All values are at the same level of precision (number of decimal places) to
make computations consistent and decrease rounding off errors. The kappa
statistic is used to measure inter-rater agreement. Data editing identifies and corrects errors
such as invalid or inconsistent values.
Data validation
Data is validated and its
consistency is tested. The
main data problems are missing data, coding
and entry errors, inconsistencies, irregular patterns, digit preference,
out-liers, rounding-off / significant figures, questions with multiple valid
responses, and record duplication.
Data
transformation
Data transformation is the process of creating new derived variables preliminary
to analysis and includes mathematical operations such as division,
multiplication, addition, or subtraction; mathematical transformations such as
logarithmic, trigonometric, power, and z-transformations.
Preliminary data analysis
Data analysis consists of
data summarization, estimation and interpretation. Simple manual inspection of the data is
needed before statistical procedures. Preliminary examination consists of looking at
tables and graphics. Descriptive statistics are used to detect errors,
ascertain the normality of the data, and know the size of cells. Missing values
may be imputed or incomplete observations may be eliminated.
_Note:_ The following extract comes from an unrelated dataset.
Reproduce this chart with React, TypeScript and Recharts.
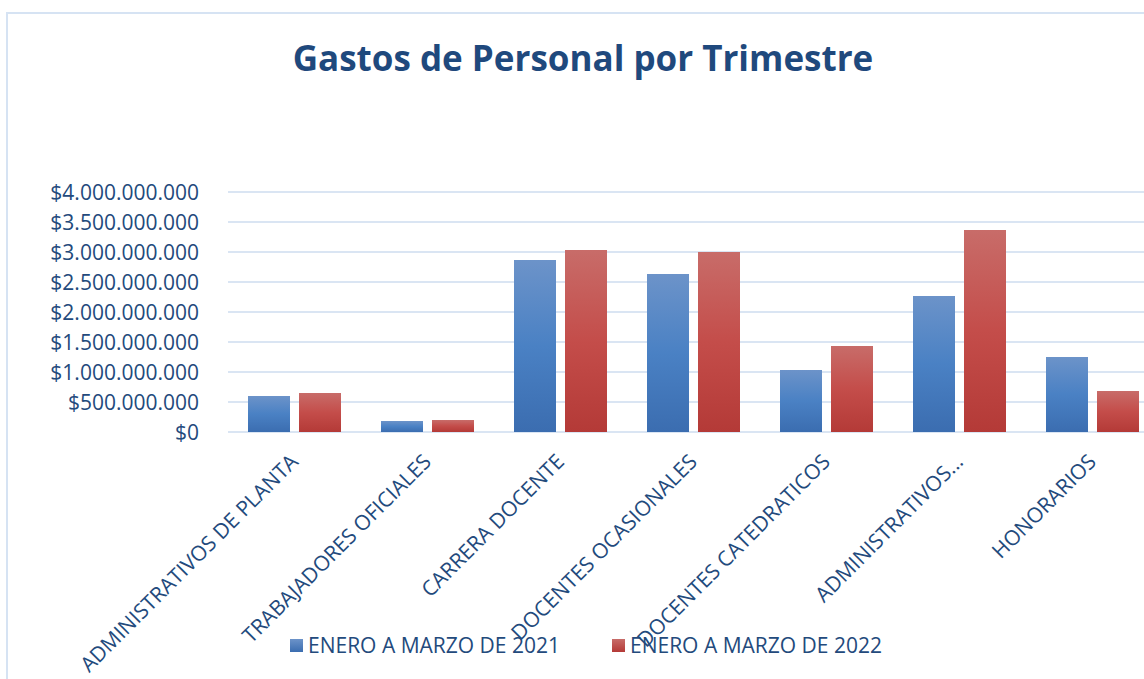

Tests for association and effect
Tests
for association, effect, or trend involve construction and testing of
hypotheses. The tests for association are the t, chi-square, linear
correlation, and logistic regression tests or coefficients.
The
common effect measures Odds Ratio, Risk Ratio, Rate difference. Measures of
trend can discover relationships that are not picked up by association and
effect measures. The probability, likelihood, and regression models are used in
analysis.
Analytic
procedures and computer programs vary for continuous and discrete data, for
person-time and count data, for simple and stratified analysis, for univariate,
bivariate and multivariate analysis, and for polychotomous outcome variables.
Procedures are different for large samples and small samples.